— Start of Given material —
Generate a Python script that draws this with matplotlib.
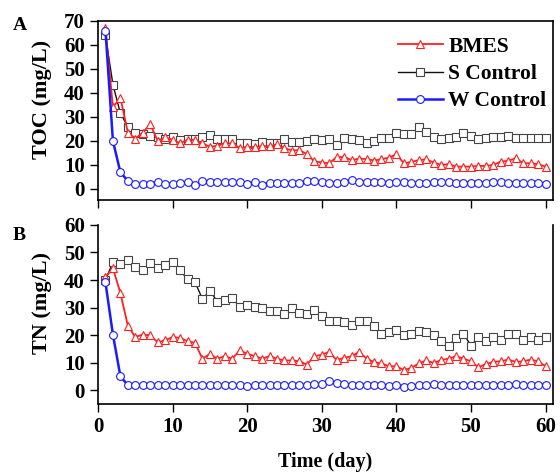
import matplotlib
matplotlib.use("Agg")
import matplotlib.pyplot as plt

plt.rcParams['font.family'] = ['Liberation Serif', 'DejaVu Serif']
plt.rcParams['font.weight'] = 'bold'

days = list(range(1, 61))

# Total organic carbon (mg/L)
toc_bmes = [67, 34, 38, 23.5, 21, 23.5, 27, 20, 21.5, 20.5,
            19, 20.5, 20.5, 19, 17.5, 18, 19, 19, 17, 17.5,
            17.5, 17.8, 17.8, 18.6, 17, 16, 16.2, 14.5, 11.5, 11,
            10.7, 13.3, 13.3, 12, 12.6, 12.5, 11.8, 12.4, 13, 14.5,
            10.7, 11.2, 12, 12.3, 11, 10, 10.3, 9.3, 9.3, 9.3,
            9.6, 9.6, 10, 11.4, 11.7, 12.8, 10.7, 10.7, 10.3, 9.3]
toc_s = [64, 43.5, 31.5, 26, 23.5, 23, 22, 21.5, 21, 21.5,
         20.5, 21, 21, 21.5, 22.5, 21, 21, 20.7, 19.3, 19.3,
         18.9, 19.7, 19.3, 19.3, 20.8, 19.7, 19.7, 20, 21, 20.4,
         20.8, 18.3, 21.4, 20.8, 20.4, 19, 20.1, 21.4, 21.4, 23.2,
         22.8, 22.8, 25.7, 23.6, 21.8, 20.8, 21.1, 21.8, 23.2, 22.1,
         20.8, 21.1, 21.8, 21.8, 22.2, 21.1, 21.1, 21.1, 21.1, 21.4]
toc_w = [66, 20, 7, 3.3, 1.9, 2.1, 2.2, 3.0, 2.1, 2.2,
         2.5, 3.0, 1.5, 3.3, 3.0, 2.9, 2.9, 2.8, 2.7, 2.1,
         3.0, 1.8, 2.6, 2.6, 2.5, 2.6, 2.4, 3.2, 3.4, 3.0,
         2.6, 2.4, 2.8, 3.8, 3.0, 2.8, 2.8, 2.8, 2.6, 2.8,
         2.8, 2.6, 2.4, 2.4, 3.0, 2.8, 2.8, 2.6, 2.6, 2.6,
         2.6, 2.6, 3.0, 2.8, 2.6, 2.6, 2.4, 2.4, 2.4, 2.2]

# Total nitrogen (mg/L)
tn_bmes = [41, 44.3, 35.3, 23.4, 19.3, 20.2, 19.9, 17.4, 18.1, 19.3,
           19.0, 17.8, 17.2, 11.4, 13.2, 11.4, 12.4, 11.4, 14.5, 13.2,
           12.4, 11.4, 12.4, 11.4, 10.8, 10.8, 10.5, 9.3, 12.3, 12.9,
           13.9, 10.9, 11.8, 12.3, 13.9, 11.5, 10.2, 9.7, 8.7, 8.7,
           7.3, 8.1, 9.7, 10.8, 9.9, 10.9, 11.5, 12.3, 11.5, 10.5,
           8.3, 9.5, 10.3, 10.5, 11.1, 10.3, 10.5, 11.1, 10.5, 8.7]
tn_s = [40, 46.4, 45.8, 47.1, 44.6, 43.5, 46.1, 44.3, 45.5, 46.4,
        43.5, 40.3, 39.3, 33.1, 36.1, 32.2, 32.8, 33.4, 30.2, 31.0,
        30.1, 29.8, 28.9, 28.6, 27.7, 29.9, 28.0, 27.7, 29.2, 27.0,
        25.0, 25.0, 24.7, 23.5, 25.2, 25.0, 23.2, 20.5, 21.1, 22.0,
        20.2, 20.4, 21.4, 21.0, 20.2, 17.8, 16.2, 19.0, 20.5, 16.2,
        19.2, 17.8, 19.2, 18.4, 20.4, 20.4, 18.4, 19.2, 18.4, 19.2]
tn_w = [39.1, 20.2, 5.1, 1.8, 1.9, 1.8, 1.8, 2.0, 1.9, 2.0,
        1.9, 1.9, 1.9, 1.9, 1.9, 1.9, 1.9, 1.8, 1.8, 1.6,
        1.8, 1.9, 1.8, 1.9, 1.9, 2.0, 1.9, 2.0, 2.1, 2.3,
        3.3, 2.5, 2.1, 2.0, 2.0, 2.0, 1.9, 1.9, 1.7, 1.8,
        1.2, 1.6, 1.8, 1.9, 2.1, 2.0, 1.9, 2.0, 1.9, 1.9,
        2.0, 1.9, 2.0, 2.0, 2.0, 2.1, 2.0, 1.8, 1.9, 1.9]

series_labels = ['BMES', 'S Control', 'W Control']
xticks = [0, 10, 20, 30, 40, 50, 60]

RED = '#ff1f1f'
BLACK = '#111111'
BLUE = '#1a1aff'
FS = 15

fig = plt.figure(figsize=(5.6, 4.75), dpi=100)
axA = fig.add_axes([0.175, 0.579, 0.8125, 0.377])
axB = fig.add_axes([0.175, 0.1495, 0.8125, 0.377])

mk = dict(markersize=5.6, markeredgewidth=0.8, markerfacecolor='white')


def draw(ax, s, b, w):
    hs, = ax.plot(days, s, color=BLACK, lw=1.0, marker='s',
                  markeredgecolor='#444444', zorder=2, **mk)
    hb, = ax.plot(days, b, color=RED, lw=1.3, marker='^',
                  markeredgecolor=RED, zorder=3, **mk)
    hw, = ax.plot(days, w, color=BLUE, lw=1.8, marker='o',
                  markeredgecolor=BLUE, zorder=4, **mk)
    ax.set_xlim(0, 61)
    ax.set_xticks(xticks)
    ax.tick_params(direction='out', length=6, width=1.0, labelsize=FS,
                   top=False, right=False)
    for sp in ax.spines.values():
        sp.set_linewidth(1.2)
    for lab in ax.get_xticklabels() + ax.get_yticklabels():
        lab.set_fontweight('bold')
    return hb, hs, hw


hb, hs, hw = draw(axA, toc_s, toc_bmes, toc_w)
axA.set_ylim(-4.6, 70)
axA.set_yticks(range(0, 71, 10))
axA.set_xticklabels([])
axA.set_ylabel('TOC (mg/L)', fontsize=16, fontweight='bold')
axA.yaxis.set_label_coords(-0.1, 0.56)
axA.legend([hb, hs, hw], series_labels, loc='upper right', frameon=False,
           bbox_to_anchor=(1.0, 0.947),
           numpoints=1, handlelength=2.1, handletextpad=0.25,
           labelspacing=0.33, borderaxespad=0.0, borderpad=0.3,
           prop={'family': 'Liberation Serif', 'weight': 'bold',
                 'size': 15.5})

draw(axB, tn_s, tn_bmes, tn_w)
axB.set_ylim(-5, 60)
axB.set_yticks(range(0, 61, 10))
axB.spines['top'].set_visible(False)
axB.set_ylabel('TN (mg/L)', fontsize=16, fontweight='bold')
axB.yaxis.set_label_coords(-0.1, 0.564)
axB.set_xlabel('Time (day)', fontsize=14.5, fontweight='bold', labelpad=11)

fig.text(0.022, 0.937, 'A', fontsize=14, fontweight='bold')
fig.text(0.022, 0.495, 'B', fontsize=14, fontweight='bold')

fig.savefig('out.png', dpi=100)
— End of Given material —
> [Challenge] Reproduce the full listing faithfully, but do not carry over any pictures.

> [Solution]
Generate a Python script that draws this with matplotlib.
import matplotlib
matplotlib.use("Agg")
import matplotlib.pyplot as plt

plt.rcParams['font.family'] = ['Liberation Serif', 'DejaVu Serif']
plt.rcParams['font.weight'] = 'bold'

days = list(range(1, 61))

# Total organic carbon (mg/L)
toc_bmes = [67, 34, 38, 23.5, 21, 23.5, 27, 20, 21.5, 20.5,
            19, 20.5, 20.5, 19, 17.5, 18, 19, 19, 17, 17.5,
            17.5, 17.8, 17.8, 18.6, 17, 16, 16.2, 14.5, 11.5, 11,
            10.7, 13.3, 13.3, 12, 12.6, 12.5, 11.8, 12.4, 13, 14.5,
            10.7, 11.2, 12, 12.3, 11, 10, 10.3, 9.3, 9.3, 9.3,
            9.6, 9.6, 10, 11.4, 11.7, 12.8, 10.7, 10.7, 10.3, 9.3]
toc_s = [64, 43.5, 31.5, 26, 23.5, 23, 22, 21.5, 21, 21.5,
         20.5, 21, 21, 21.5, 22.5, 21, 21, 20.7, 19.3, 19.3,
         18.9, 19.7, 19.3, 19.3, 20.8, 19.7, 19.7, 20, 21, 20.4,
         20.8, 18.3, 21.4, 20.8, 20.4, 19, 20.1, 21.4, 21.4, 23.2,
         22.8, 22.8, 25.7, 23.6, 21.8, 20.8, 21.1, 21.8, 23.2, 22.1,
         20.8, 21.1, 21.8, 21.8, 22.2, 21.1, 21.1, 21.1, 21.1, 21.4]
toc_w = [66, 20, 7, 3.3, 1.9, 2.1, 2.2, 3.0, 2.1, 2.2,
         2.5, 3.0, 1.5, 3.3, 3.0, 2.9, 2.9, 2.8, 2.7, 2.1,
         3.0, 1.8, 2.6, 2.6, 2.5, 2.6, 2.4, 3.2, 3.4, 3.0,
         2.6, 2.4, 2.8, 3.8, 3.0, 2.8, 2.8, 2.8, 2.6, 2.8,
         2.8, 2.6, 2.4, 2.4, 3.0, 2.8, 2.8, 2.6, 2.6, 2.6,
         2.6, 2.6, 3.0, 2.8, 2.6, 2.6, 2.4, 2.4, 2.4, 2.2]

# Total nitrogen (mg/L)
tn_bmes = [41, 44.3, 35.3, 23.4, 19.3, 20.2, 19.9, 17.4, 18.1, 19.3,
           19.0, 17.8, 17.2, 11.4, 13.2, 11.4, 12.4, 11.4, 14.5, 13.2,
           12.4, 11.4, 12.4, 11.4, 10.8, 10.8, 10.5, 9.3, 12.3, 12.9,
           13.9, 10.9, 11.8, 12.3, 13.9, 11.5, 10.2, 9.7, 8.7, 8.7,
           7.3, 8.1, 9.7, 10.8, 9.9, 10.9, 11.5, 12.3, 11.5, 10.5,
           8.3, 9.5, 10.3, 10.5, 11.1, 10.3, 10.5, 11.1, 10.5, 8.7]
tn_s = [40, 46.4, 45.8, 47.1, 44.6, 43.5, 46.1, 44.3, 45.5, 46.4,
        43.5, 40.3, 39.3, 33.1, 36.1, 32.2, 32.8, 33.4, 30.2, 31.0,
        30.1, 29.8, 28.9, 28.6, 27.7, 29.9, 28.0, 27.7, 29.2, 27.0,
        25.0, 25.0, 24.7, 23.5, 25.2, 25.0, 23.2, 20.5, 21.1, 22.0,
        20.2, 20.4, 21.4, 21.0, 20.2, 17.8, 16.2, 19.0, 20.5, 16.2,
        19.2, 17.8, 19.2, 18.4, 20.4, 20.4, 18.4, 19.2, 18.4, 19.2]
tn_w = [39.1, 20.2, 5.1, 1.8, 1.9, 1.8, 1.8, 2.0, 1.9, 2.0,
        1.9, 1.9, 1.9, 1.9, 1.9, 1.9, 1.9, 1.8, 1.8, 1.6,
        1.8, 1.9, 1.8, 1.9, 1.9, 2.0, 1.9, 2.0, 2.1, 2.3,
        3.3, 2.5, 2.1, 2.0, 2.0, 2.0, 1.9, 1.9, 1.7, 1.8,
        1.2, 1.6, 1.8, 1.9, 2.1, 2.0, 1.9, 2.0, 1.9, 1.9,
        2.0, 1.9, 2.0, 2.0, 2.0, 2.1, 2.0, 1.8, 1.9, 1.9]

series_labels = ['BMES', 'S Control', 'W Control']
xticks = [0, 10, 20, 30, 40, 50, 60]

RED = '#ff1f1f'
BLACK = '#111111'
BLUE = '#1a1aff'
FS = 15

fig = plt.figure(figsize=(5.6, 4.75), dpi=100)
axA = fig.add_axes([0.175, 0.579, 0.8125, 0.377])
axB = fig.add_axes([0.175, 0.1495, 0.8125, 0.377])

mk = dict(markersize=5.6, markeredgewidth=0.8, markerfacecolor='white')


def draw(ax, s, b, w):
    hs, = ax.plot(days, s, color=BLACK, lw=1.0, marker='s',
                  markeredgecolor='#444444', zorder=2, **mk)
    hb, = ax.plot(days, b, color=RED, lw=1.3, marker='^',
                  markeredgecolor=RED, zorder=3, **mk)
    hw, = ax.plot(days, w, color=BLUE, lw=1.8, marker='o',
                  markeredgecolor=BLUE, zorder=4, **mk)
    ax.set_xlim(0, 61)
    ax.set_xticks(xticks)
    ax.tick_params(direction='out', length=6, width=1.0, labelsize=FS,
                   top=False, right=False)
    for sp in ax.spines.values():
        sp.set_linewidth(1.2)
    for lab in ax.get_xticklabels() + ax.get_yticklabels():
        lab.set_fontweight('bold')
    return hb, hs, hw


hb, hs, hw = draw(axA, toc_s, toc_bmes, toc_w)
axA.set_ylim(-4.6, 70)
axA.set_yticks(range(0, 71, 10))
axA.set_xticklabels([])
axA.set_ylabel('TOC (mg/L)', fontsize=16, fontweight='bold')
axA.yaxis.set_label_coords(-0.1, 0.56)
axA.legend([hb, hs, hw], series_labels, loc='upper right', frameon=False,
           bbox_to_anchor=(1.0, 0.947),
           numpoints=1, handlelength=2.1, handletextpad=0.25,
           labelspacing=0.33, borderaxespad=0.0, borderpad=0.3,
           prop={'family': 'Liberation Serif', 'weight': 'bold',
                 'size': 15.5})

draw(axB, tn_s, tn_bmes, tn_w)
axB.set_ylim(-5, 60)
axB.set_yticks(range(0, 61, 10))
axB.spines['top'].set_visible(False)
axB.set_ylabel('TN (mg/L)', fontsize=16, fontweight='bold')
axB.yaxis.set_label_coords(-0.1, 0.564)
axB.set_xlabel('Time (day)', fontsize=14.5, fontweight='bold', labelpad=11)

fig.text(0.022, 0.937, 'A', fontsize=14, fontweight='bold')
fig.text(0.022, 0.495, 'B', fontsize=14, fontweight='bold')

fig.savefig('out.png', dpi=100)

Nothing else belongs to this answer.